Sürecin sorumluluğunu Öcalan üstlenmiş durumda. Devlet niçin bu sorumluluğun bir kısmını üstlenmiyor?
- Sayın Öcalan barış konusunda yüzde yüz kararlıdır ve çok samimidir. Savaşı kesinlikle istemiyor. Ölümlerden gerçekten büyük üzüntü duyuyor. Bunu hissediyor insan. Kendisiyle görüşünce çok daha net görüyorsunuz. Fakat savaşı sonlandırmanın da tek başına kendi elinde olmadığını biliyor. Savaş acı bir gerçektir. Sayın Öcalan da bu gerçeğin farkındadır. Bu savaş gerçeğiyle mücadele etmenin tek yolu toplumun sorunlarını konuşarak adım adım çözebilmektir. Sayın Öcalan bu bilinçle ve kararlılıkla hareket ediyor. Hükümet ise evet savaşın bitmesini istiyor ama aynı zamanda seçim hesabı var, koltuk hesabı var, sandık hesabı var, güç hesabı var, egemenlik hesabı var. Bu hesaplarla barış hesabı bazen tutmayabiliyor. Sayın Öcalan’ın bu tür kaygıları yok. Yani bir sonraki seçimde başbakan olur muyum, olmaz mıyım diye düşünmüyor. Ben buradan çıkar mıyım, çıkmaz mıyım diye düşünmüyor. Efendim bütçemiz sarsılır mı, sarsılmaz mı diye düşünmüyor; efendim uluslararası faiz lobisi ne düşünür diye kaygılanmıyor. Benim milletvekillerim ne düşünür diye kaygılanmıyor. Efendim halk bana oy verir mi vermez mi, böyle kaygıları yok. Şimdi tek kaygısı demokrasi, barış ve özgürlük olan bir lider ile bir sürü kaygısı olan bir hükümetin her zaman frekansları uyuşmayabilir. Kriz de buradan çıkıyor aslında. Meselenin özü budur.

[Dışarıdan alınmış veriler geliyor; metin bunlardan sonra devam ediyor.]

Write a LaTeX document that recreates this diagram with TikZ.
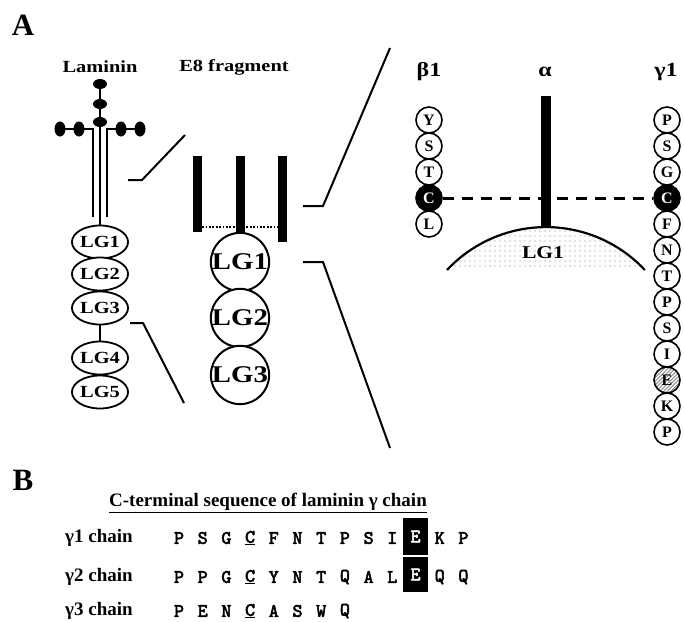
\documentclass[tikz,border=0pt]{standalone}
\usepackage{fontspec}
\setmainfont{Liberation Serif}
\newfontfamily\aamono[FakeBold=3]{lmmono10-regular.otf}
\usetikzlibrary{patterns,patterns.meta,shapes.geometric}
\newcommand\hw[1]{\scalebox{1.2}[1]{#1}}
\newcommand\aafnt{\fontsize{19}{19}\selectfont\aamono}
\begin{document}
\begin{tikzpicture}[x=1pt,y=-1pt,
  wire/.style={line width=2pt},
  panel/.style={font=\fontsize{31}{31}\selectfont\bfseries, inner sep=0pt},
  hdr/.style={font=\fontsize{17}{17}\selectfont\bfseries, inner sep=0pt},
  greek/.style={font=\fontsize{20}{20}\selectfont\bfseries, inner sep=0pt},
  knobv/.style={ellipse, fill=black, minimum width=14pt, minimum height=10pt, inner sep=0pt},
  knobh/.style={ellipse, fill=black, minimum width=11pt, minimum height=15pt, inner sep=0pt},
  lgell/.style={ellipse, draw, line width=1.8pt, fill=white, minimum width=43pt, minimum height=33pt, inner sep=0pt, font=\fontsize{17}{17}\selectfont\bfseries},
  lgcirc/.style={circle, draw, line width=2pt, fill=white, minimum size=56pt, inner sep=0pt, font=\fontsize{24}{24}\selectfont\bfseries},
  bar/.style={rectangle, fill=black, inner sep=0pt, minimum width=9pt},
  res/.style={circle, draw, line width=1.6pt, fill=white, minimum size=26pt, inner sep=0pt, font=\fontsize{16}{16}\selectfont\bfseries},
  resC/.style={res, fill=black, text=white},
  resE/.style={res, pattern={Lines[angle=45,distance=2.6pt,line width=0.9pt]}, pattern color=gray},
  seqlbl/.style={font=\fontsize{19}{19}\selectfont\bfseries, inner sep=0pt, anchor=west},
  aa/.style={font=\aafnt, inner sep=0pt},
  ebox/.style={rectangle, fill=black, text=white, minimum width=25pt, inner sep=0pt, font=\aafnt}
]
\useasboundingbox (0,0) rectangle (684,621);

% ---------- panel A ----------
\node[panel] (pA) at (23,25) {A};
\node[hdr] (lamlbl) at (100,67) {\hw{Laminin}};
\node[hdr] (e8lbl) at (234,67) {\hw{E8 fragment}};

% laminin molecule
\coordinate (la1) at (93,129);
\coordinate (la2) at (93,217);
\coordinate (ra1) at (107,129);
\coordinate (ra2) at (107,217);
\node[lgell] (L1) at (100,242) {\hw{LG1}};
\node[lgell] (L2) at (100,274) {\hw{LG2}};
\node[lgell] (L3) at (100,308) {\hw{LG3}};
\node[lgell] (L4) at (100,358) {\hw{LG4}};
\node[lgell] (L5) at (100,392) {\hw{LG5}};
\coordinate (ktop) at (100,84);
\draw[wire] (ktop) -- (L1.north);
\node[knobh] (h1) at (60,129) {};
\node[knobh] (h4) at (140,129) {};
\draw[wire] (h1.center) -- (la1) -- (la2);
\draw[wire] (h4.center) -- (ra1) -- (ra2);
\node[knobv] (k1) at (100,84) {};
\node[knobv] (k2) at (100,104) {};
\node[knobv] (k3) at (100,122) {};
\node[knobh] (h2) at (79,129) {};
\node[knobh] (h3) at (121,129) {};
\draw[wire] (L3.south) -- (L4.north);

% zoom lines laminin -> E8
\coordinate (z1a) at (128,180);
\coordinate (z1b) at (142,180);
\coordinate (z1c) at (185,135);
\draw[wire] (z1a) -- (z1b) -- (z1c);
\coordinate (z2a) at (130,323);
\coordinate (z2b) at (143,323);
\coordinate (z2c) at (184,403);
\draw[wire] (z2a) -- (z2b) -- (z2c);

% E8 fragment
\node[bar, minimum height=76pt] (b1) at (197.5,194) {};
\node[bar, minimum height=79pt] (b2) at (240.5,195.5) {};
\node[bar, minimum height=86pt] (b3) at (282.5,199) {};
\draw[line width=1.5pt, dash pattern=on 1.8pt off 1.6pt]
  ([yshift=5pt]b1.south east) -- ([yshift=5pt]b1.south east -| b3.west);
\node[lgcirc] (E1) at (240,262) {\hw{LG1}};
\node[lgcirc] (E2) at (240,318) {\hw{LG2}};
\node[lgcirc] (E3) at (240,375) {\hw{LG3}};

% zoom lines E8 -> detail
\coordinate (z3a) at (303,206);
\coordinate (z3b) at (323,206);
\coordinate (z3c) at (390,48);
\draw[wire] (z3a) -- (z3b) -- (z3c);
\coordinate (z4a) at (303,262);
\coordinate (z4b) at (323,262);
\coordinate (z4c) at (390,448);
\draw[wire] (z4a) -- (z4b) -- (z4c);

% detail
\node[greek] (blbl) at (429,72) {\hw{β1}};
\node[greek] (albl) at (545,72) {\hw{α}};
\node[greek] (glbl) at (666,72) {\hw{γ1}};

\fill[pattern={Dots[radius=0.6pt,distance=5pt]}, pattern color=gray]
  (447,270) arc[start angle=-136.9, end angle=-43.1, radius=135.5] -- cycle;
\draw[line width=2.2pt] (447,270) arc[start angle=-136.9, end angle=-43.1, radius=135.5];
\node[font=\fontsize{18}{18}\selectfont\bfseries, inner sep=0pt] (arcl) at (543,253) {\hw{LG1}};
\node[bar, minimum width=10pt, minimum height=131pt] (abar) at (546,161.5) {};

\foreach \l [count=\i] in {Y,S,T,C,L}{
  \ifnum\i=4
    \node[resC] (bb\i) at (429,{94+26*\i}) {\l};
  \else
    \node[res] (bb\i) at (429,{94+26*\i}) {\l};
  \fi
}
\foreach \l [count=\i] in {P,S,G,C,F,N,T,P,S,I,E,K,P}{
  \ifnum\i=4
    \node[resC] (gg\i) at (667,{94+26*\i}) {\l};
  \else\ifnum\i=11
    \node[resE] (gg\i) at (667,{94+26*\i}) {\l};
  \else
    \node[res] (gg\i) at (667,{94+26*\i}) {\l};
  \fi\fi
}
\draw[line width=3pt, dash pattern=on 11pt off 8pt] (bb4.east) -- (gg4.west);

% ---------- panel B ----------
\node[panel] (pB) at (23,480) {B};
\node[font=\fontsize{19}{19}\selectfont\bfseries, inner sep=0pt] (title) at (268,503)
  {\underline{C-terminal sequence of laminin γ chain}};
\node[seqlbl] (r1) at (65,538) {γ1 chain};
\node[seqlbl] (r2) at (65,577) {γ2 chain};
\node[seqlbl] (r3) at (65,611) {γ3 chain};

\node[ebox, minimum height=37pt] (e1) at (415.5,536.5) {E};
\node[ebox, minimum height=35pt] (e2) at (415.5,574.5) {E};

\foreach \l [count=\i] in {P,S,G,\underline{C},F,N,T,P,S,I,,K,P}{
  \node[aa] (s1-\i) at ({179+23.7*(\i-1)},538) {\l};
}
\foreach \l [count=\i] in {P,P,G,\underline{C},Y,N,T,Q,A,L,,Q,Q}{
  \node[aa] (s2-\i) at ({179+23.7*(\i-1)},577) {\l};
}
\foreach \l [count=\i] in {P,E,N,\underline{C},A,S,W,Q}{
  \node[aa] (s3-\i) at ({179+23.7*(\i-1)},611) {\l};
}
\end{tikzpicture}
\end{document}
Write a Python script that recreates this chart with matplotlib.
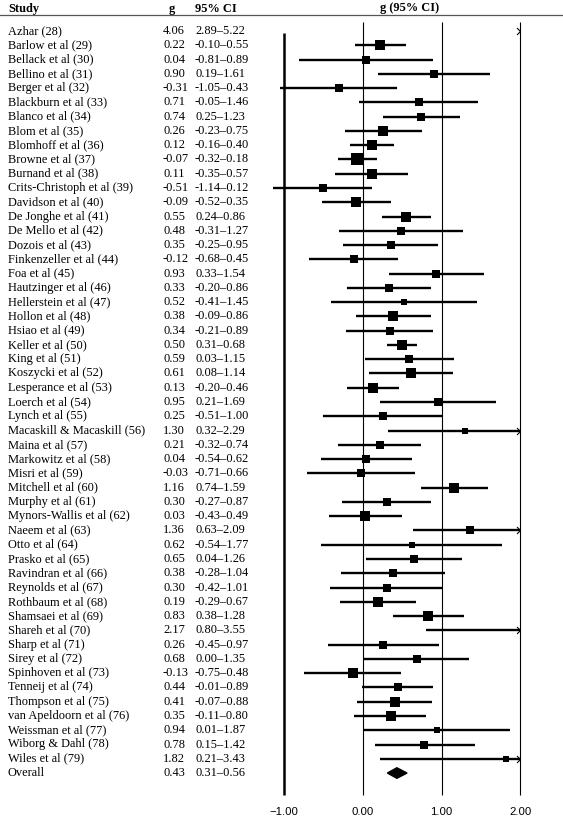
import numpy as np
import matplotlib
matplotlib.use("Agg")
from matplotlib import pyplot as plt
from matplotlib.path import Path
from matplotlib.patches import Polygon

# study data
studies = [
    "Azhar (28)", "Barlow et al (29)", "Bellack et al (30)", "Bellino et al (31)",
    "Berger et al (32)", "Blackburn et al (33)", "Blanco et al (34)", "Blom et al (35)",
    "Blomhoff et al (36)", "Browne et al (37)", "Burnand et al (38)",
    "Crits-Christoph et al (39)", "Davidson et al (40)", "De Jonghe et al (41)",
    "De Mello et al (42)", "Dozois et al (43)", "Finkenzeller et al (44)", "Foa et al (45)",
    "Hautzinger et al (46)", "Hellerstein et al (47)", "Hollon et al (48)",
    "Hsiao et al (49)", "Keller et al (50)", "King et al (51)", "Koszycki et al (52)",
    "Lesperance et al (53)", "Loerch et al (54)", "Lynch et al (55)",
    "Macaskill & Macaskill (56)", "Maina et al (57)", "Markowitz et al (58)",
    "Misri et al (59)", "Mitchell et al (60)", "Murphy et al (61)",
    "Mynors-Wallis et al (62)", "Naeem et al (63)", "Otto et al (64)",
    "Prasko et al (65)", "Ravindran et al (66)", "Reynolds et al (67)",
    "Rothbaum et al (68)", "Shamsaei et al (69)", "Shareh et al (70)", "Sharp et al (71)",
    "Sirey et al (72)", "Spinhoven et al (73)", "Tenneij et al (74)",
    "Thompson et al (75)", "van Apeldoorn et al (76)", "Weissman et al (77)",
    "Wiborg & Dahl (78)", "Wiles et al (79)",
]
g = [4.06, 0.22, 0.04, 0.90, -0.31, 0.71, 0.74, 0.26, 0.12, -0.07, 0.11, -0.51, -0.09,
     0.55, 0.48, 0.35, -0.12, 0.93, 0.33, 0.52, 0.38, 0.34, 0.50, 0.59, 0.61, 0.13,
     0.95, 0.25, 1.30, 0.21, 0.04, -0.03, 1.16, 0.30, 0.03, 1.36, 0.62, 0.65, 0.38,
     0.30, 0.19, 0.83, 2.17, 0.26, 0.68, -0.13, 0.44, 0.41, 0.35, 0.94, 0.78, 1.82]
lo = [2.89, -0.10, -0.81, 0.19, -1.05, -0.05, 0.25, -0.23, -0.16, -0.32, -0.35, -1.14,
      -0.52, 0.24, -0.31, -0.25, -0.68, 0.33, -0.20, -0.41, -0.09, -0.21, 0.31, 0.03,
      0.08, -0.20, 0.21, -0.51, 0.32, -0.32, -0.54, -0.71, 0.74, -0.27, -0.43, 0.63,
      -0.54, 0.04, -0.28, -0.42, -0.29, 0.38, 0.80, -0.45, 0.00, -0.75, -0.01, -0.07,
      -0.11, 0.01, 0.15, 0.21]
hi = [5.22, 0.55, 0.89, 1.61, 0.43, 1.46, 1.23, 0.75, 0.40, 0.18, 0.57, 0.12, 0.35,
      0.86, 1.27, 0.95, 0.45, 1.54, 0.86, 1.45, 0.86, 0.89, 0.68, 1.15, 1.14, 0.46,
      1.69, 1.00, 2.29, 0.74, 0.62, 0.66, 1.59, 0.87, 0.49, 2.09, 1.77, 1.26, 1.04,
      1.01, 0.67, 1.28, 3.55, 0.97, 1.35, 0.48, 0.89, 0.88, 0.80, 1.87, 1.42, 3.43]
# relative study weights (estimated from the square sizes)
weights = [1.0, 3.0, 1.5, 1.5, 1.5, 1.5, 1.9, 2.4, 3.0, 3.6, 2.4, 1.9, 2.4, 2.4, 1.5,
           1.9, 1.9, 1.9, 1.9, 1.1, 2.4, 1.9, 3.0, 1.9, 2.4, 2.4, 1.9, 1.5, 1.1, 1.9,
           1.9, 1.9, 3.0, 1.9, 2.4, 1.5, 1.1, 1.9, 1.9, 1.5, 2.4, 2.4, 1.0, 1.9, 1.9,
           2.4, 1.9, 2.4, 2.4, 1.1, 1.9, 1.1]
overall = (0.43, 0.31, 0.56)
ticks = [-1.0, 0.0, 1.0, 2.0]

W, H = 563, 826
PX_UNIT = 78.7          # pixels per unit of g
X_ZERO_PX = 363         # pixel of g = 0
ROW0_PX, ROW_PX = 31, 14.27

fig = plt.figure(figsize=(W / 100, H / 100), dpi=100)
ax = fig.add_axes([0, 0, 1, 1])
ax.set_xlim(-X_ZERO_PX / PX_UNIT, (W - X_ZERO_PX) / PX_UNIT)
ax.set_ylim((H - ROW0_PX) / ROW_PX, -ROW0_PX / ROW_PX)
ax.axis("off")

serif = "Liberation Serif"
fs = 8.9
colx = ax.get_yaxis_transform()   # x in axes fraction, y in rows
xs_name, xs_g, xs_ci = 8 / W, 163 / W, 195 / W

def row(p):
    return (p - ROW0_PX) / ROW_PX

# header
ax.text(xs_name, row(9), "Study", transform=colx, family=serif, weight="bold",
        fontsize=fs, va="center")
ax.text(xs_g + 6 / W, row(9), "g", transform=colx, family=serif, weight="bold",
        fontsize=fs, va="center")
ax.text(xs_ci, row(9), "95% CI", transform=colx, family=serif, weight="bold",
        fontsize=fs, va="center")
ax.text(410 / W, row(8), "g (95% CI)", transform=colx, family=serif,
        weight="bold", fontsize=fs, va="center", ha="center")
ax.plot([0, 1], [row(15), row(15)], transform=colx, color="#555555", lw=0.9)

# reference lines
ybot = row(795)
for t in ticks:
    if t == ticks[0]:
        ax.plot([t, t], [row(33), ybot], color="black", lw=1.8, solid_capstyle="butt")
    else:
        ax.plot([t, t], [row(22), ybot], color="black", lw=0.8, solid_capstyle="butt")
    ax.text(t, row(812), f"{t:.2f}".replace("-", "\u2212"), ha="center", va="center",
            family="Liberation Sans", fontsize=8.2)

chevron = Path([(-1, 1), (0, 0), (-1, -1)], [Path.MOVETO, Path.LINETO, Path.LINETO])
xmax = ticks[-1]

for i, name in enumerate(studies):
    ax.text(xs_name, i, name, transform=colx, family=serif, fontsize=fs, va="center")
    ax.text(xs_g, i, f"{g[i]:.2f}", transform=colx, family=serif, fontsize=fs,
            va="center")
    ax.text(xs_ci, i, f"{lo[i]:.2f}\u2013{hi[i]:.2f}", transform=colx, family=serif,
            fontsize=fs, va="center")
    if lo[i] < xmax:
        ax.plot([lo[i], min(hi[i], xmax)], [i, i], color="black", lw=1.7,
                solid_capstyle="butt")
    if g[i] < xmax:
        side = 10.5 * np.sqrt(weights[i] / 3.0)
        ax.plot(g[i], i, marker="s", ms=side * 0.72, color="black", mew=0)
    if hi[i] > xmax:
        ax.plot(xmax - 0.005, i, marker=chevron, ms=5, mfc="none", mec="black",
                mew=0.8)

# overall diamond
k = len(studies)
ax.text(xs_name, k, "Overall", transform=colx, family=serif, fontsize=fs, va="center")
ax.text(xs_g, k, f"{overall[0]:.2f}", transform=colx, family=serif, fontsize=fs,
        va="center")
ax.text(xs_ci, k, f"{overall[1]:.2f}\u2013{overall[2]:.2f}", transform=colx,
        family=serif, fontsize=fs, va="center")
h = 0.37
ax.add_patch(Polygon([(overall[1], k), (overall[0], k - h), (overall[2], k),
                      (overall[0], k + h)], closed=True, color="black"))

fig.savefig("out.png", dpi=100)
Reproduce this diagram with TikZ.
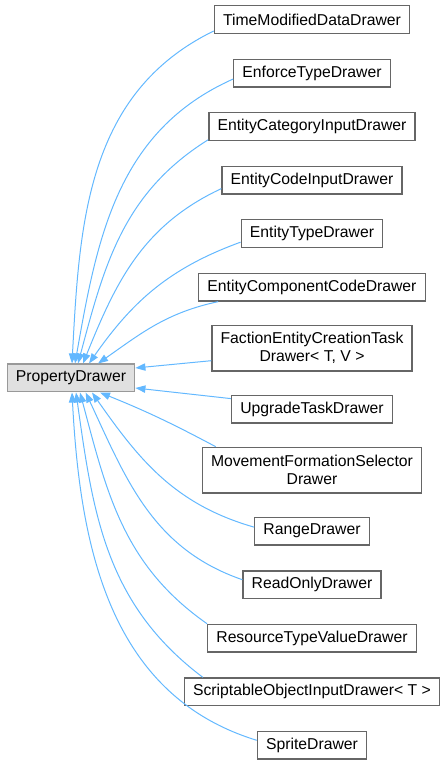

Öcalan’ın son açıklamasında “engellere rağmen süreci yürütüyorum” vurgusu vardı. Kim bu engel çıkaran güçler?
- İçeride ve dışarıda bazı çevreler var. Bunları ismen de zikrediyor ama benim çok speküle edecek şekilde belirtmem doğru olmaz. Fakat Kürtlerin ve Türklerin birbiriyle barışmasından huzursuz olan çokça çevre var. Mesela şunu söyledi son görüşmede: Ben şunu artık daha fazla fark ediyorum dedi; Kürtler ve Türkler iki yüz yıldır bir şiddet sarmalına ve soykırıma varıncaya kadar bir şiddet ilişkisine bulaştırıldılar. Ve bu şiddeti aslında vekaleten Türkler ve Kürtler adına başkaları yürüttü hep. Yani Türkler ve Kürtler birbirine karşı hiçbir zaman bir şiddet kararı almadılar. Vekaleten Kürtler ve Türkler adına son 2 yüzyıldır büyük bir şiddet sarmalı üretildi. Şimdi biz bundan çıkmaya çalışıyoruz; bu şiddet sarmalını bize dayatanlar, bu defa bizsiz barışamazsınız demeye getiriyorlar. Yani savaşınızı da biz yaparız, barışınızı da biz yaparız diyorlar. Türkler ve Kürtler birbiriyle doğrudan da savaşamazlar, bizim adımıza vekaleten savaşırlar; barışacaksa da bizim istediğimiz ve bizim vekaletini vereceğimiz şekilde barışabilirler demeye getiriyorlar. Bunu ben çok daha fazla fark ettim diyor. O nedenle diyor, biz özgücümüze dayanarak bu barışı inşa edebilirsek kalıcı bir Türk-Kürt ittifakı ve işbirliği kurabiliriz. Ama buna karşı diyor, herkesin daha dikkatli olması lazım. Ben nasıl dikkatliysem, hükümetin de devletin de buna karşı dikkatli olması lazım. Özgüce dayalı bir barışı inşa etmemiz lazım. Ve bu barışı da eşitlik hukuku çerçevesinde inşa etmeliyiz. Bunu başaramazsak, bu şiddet sarmalını Ortadoğu toplumlarına bir kader olarak dayattıkları gibi Türklere ve Kürtlere de bir kader olarak dayatmaya devam edecekler. Ben bu ilişkileri buradan çıkarmaya çalışıyorum. İşte bu kadar stratejik yaklaşıyorum. Bu iki yüzyıllık şiddet sarmalından bu toplumları kurtarmaya çalışıyorum. Benim önerim, projem budur. Hükümet de bu kadar ciddi yaklaşırsa tarihi bir iş, halklarımıza layık bir iş yapmış oluruz, mesajı veriyor kendisi.